Whether you’re working on a group assignment for school or you’re grinding out a project at work, holding a nice brainstorming session can help increase productivity, boost morale, and make good ideas even better. Since September 10th is National Swap Ideas Day, we thought it would be the perfect time to talk about the benefits of brainstorming and sharing ideas with others. So, without further ado, let’s get started.
Even if you consider yourself to be an intellectual juggernaut, there’s no denying the old adage that two heads are better than one. If you’ve been too close to a subject for too long, it can be difficult to see new angles of approach. Sometimes an outside perspective can help us to think about problems and solutions differently, especially if we’re suffering fatigue from doing the same things over and over.
Try asking people around you for their thoughts on the subject at hand. You might be surprised to learn that they’ve got entirely different ideas and perspectives, and that’s a good thing. Even if you ask ten people and get ten wildly different ideas of varying quality, it can go a long way to fuel the process of idea development. In other words, you’re better off accepting that any idea can be helpful to the project, rather than quickly writing off ideas that you consider to be of little use.
Remember how we were saying that all ideas can be useful? Well, here’s how. When you’re working with a group of people with varying perspectives, then it stands to reason that a wide variety of ideas and suggestions will have an impact on each individual's thought process. Think of it as a chain reaction-when someone hears a certain idea, or even a phrase or word, it can spark an entirely new idea, and this chain reaction can take place many times over. This is how a group can develop new ideas or add to existing ones.
It is important to accept all input within reason. Obviously, if you are working on a project about the environment and a team member suggests that littering can be beneficial, it would be best to put that idea in the “no” pile. But, if everyone is taking the subject seriously, it is only beneficial to the group as a whole to hear out any and all ideas as they work towards a solution. When everyone feels that their ideas are welcome in a group setting, it will boost morale and build up a nice sense of camaraderie, which makes the whole process much easier and more enjoyable.
As you develop ideas with your group, record them so nothing gets lost or forgotten about. Whiteboards are great for brainstorming sessions, as are good old-fashioned notebooks and steno pads (ever heard of one of those?). Even when the project is finished, you might want to look back on your notes in the future-maybe an old, unused idea will work perfectly for a new project!
Let’s face it: work can sometimes be monotonous. You go to the same place every day, perform similar tasks every day, and maybe you even have the same thing for lunch every day. Scheduling a brainstorming session with your team can mix things up and breathe a little life into the work day. In the event your boss hasn’t already encouraged the idea of brainstorming, try asking to use a conference room or unused office. It will probably go over very well, and you’ll come out looking like a proactive go-getter.

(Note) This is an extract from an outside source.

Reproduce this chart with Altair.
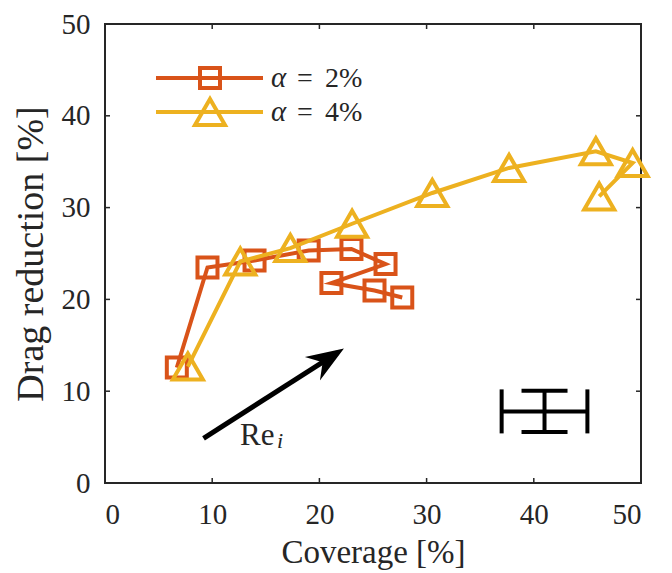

For students, try making some study partners in the event you’re not working on a group project. You can meet anywhere you’d like, such as the library or a coffee shop. This will make studying feel like less of a chore and might even make it-dare I say it-fun! The bottom line is teamwork builds lasting bonds that will continue even after the project is completed. It’s always great to have some allies at work or at school that you can go to if you need help with something.
National Swap Ideas Day
Now that we’ve learned about the benefits of teamwork and brainstorming, it’s time to put it into practice. If you haven’t found yourself working with others very often, or at all, today is a great time to start. Whether you start a brainstorming session at work, meet with some fellow students to study, or just get together with some friends and have a thoughtful conversation, you’ll quickly see the benefits of working together in a group.
Perhaps most importantly, listening to the ideas of others can help us to grow as people. We can read all the books and study all the subjects in the world, but without conversation and the exchange of ideas, progress can never take place. So, for today and for every other day, never pass up the opportunity to share your ideas, or to listen to somebody else’s-you never know what you’ll learn.